How Do Network Routers Transfer Data
How does a router work:
How a router works is a small part of a larger process that allows network data packets to be sent from one network to another.
Routers all working together, direct network data packets like a traffic cop to the destination network.
This process assures that the network packets are delivered to the correct address or computer on that network.
There are many types of Wireless Network Tools which can be utilized to examine how networks communicating on the Internet, and not all speak the same language.
The following is an example of an Ethernet packet fully assembled and ready for transport.
Network cards installed in computers can speak different languages called “Protocols”.
The most common protocol used is IP, but there can be other protocol suites being used such as AppleTalk, DECNET and IPX/SPX.
How Does A Router Work
Let’s get started:
The router uses protocols to exchange information between networks while directing packets to their destination address. The source address and destination address must use the same protocols in order to communicate.
How does a router work to allow network packets to travel through other dissimilar networks along the way, such as Token Ring or DECNET, without having to be translated. It does this by using Address Resolution Protocol (ARP) to determine a network host’s physical address when only its IP is known.
How does a router work to use the most efficient route from source to destination is depending on the protocol being used. Some work by counting the number of “Hops” while others calculate the best service by analyzing the routes bandwidth.
How a router routes data over the Internet:
When a computer on one network wants to communicate with another computer on a different network, the information to be sent gets encapsulated into “Frames” or Ethernet packets to be sent over the network.
As the data transmits from the application on the users computer screen to the network card, its travels through a series of “Layers” transforming it from on screen data into “Packets” to be sent over the network.
These 7 layers are known as the (OSI) model or the Open Systems Interconnection.
Like a modem the data gets transformed from the “Application Layer” down to the “Physical Layer” where it leaves senders network card, travels across the Internet to the receivers network card where it starts at the “Physical Layer up to the “Application Layer” and ends up on the screen of the other user.
How does a router work to insure the packet gets delivered intact? It does this by containing the destination address, the senders address, and the data to be sent, and a few other pieces of error checking information to see it reaches the destination the same way it left the source.
|Preamble||Destination Address||Source Address||Packet Length||Message Data Frame||Error Check|
|64 bits||48 bits||48 bits||16 bits||368-12k bits||32 bits|
After the network packet it created it will contain the following information:
The preamble is created by the network card of the source computer containing a 64-bit field of synchronized binary ones and zeros, ending with two consecutive ones. After synchronization is complete the preamble is used to locate the first bit of the packet.
The destination address field is a 48-bit binary field that gets translated to the physical hardware address to where the packet is to be sent.
The source address field is a 48-bit field that contains the physical hardware or MAC address of the sender that is transmitting the packet.
The type field is 16-bit field which identifies higher level protocol associated with the packet used as the packet passes through the (OSI) layers.

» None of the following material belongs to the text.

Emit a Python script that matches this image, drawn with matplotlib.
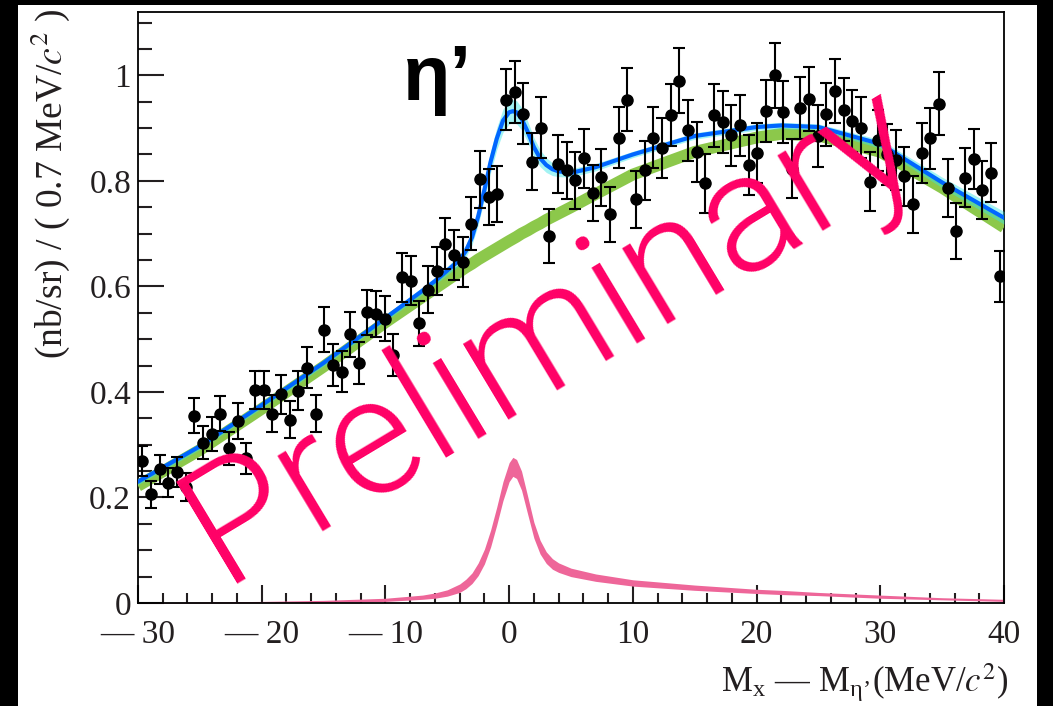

The data field contains 46 to 1500 bytes of data to be transported. The data field is received from network layer, and then broken down into frames of information by layer 2 as it prepares for transporting.
The Cyclic Redundancy Check (CRC) field is a 32-bit error checking field, to make sure the packet reached its destination free of errors.
How Routers Determine The Path:
How does a router work to determine whether the destination address resides on the local network or on another network across the Internet is by examining the destination address information in the header packet.
When network packets are traveling over the Internet to their destination address they pass through many routers along the way.
Routers on the Internet all store information about their closest neighboring routers, by using an internal database called a “Routing Table”, which is dynamically being updated as destination times, delays, and other routers come on and off the network.
How does a router work to make its own local routing decision, is based on the information contained in its own internal routing table.
The router path of a network packet may be different during its return route.
Network traffic is constantly changing as routers pass new updated information between themselves.
When a router determines that it is directly connected to the destination network, it analyzes the packet header translates the 48bit binary destination address to the receiving computers physical hardware or MAC address.
That is how a router works! A giant leap from the days of the Pony Express.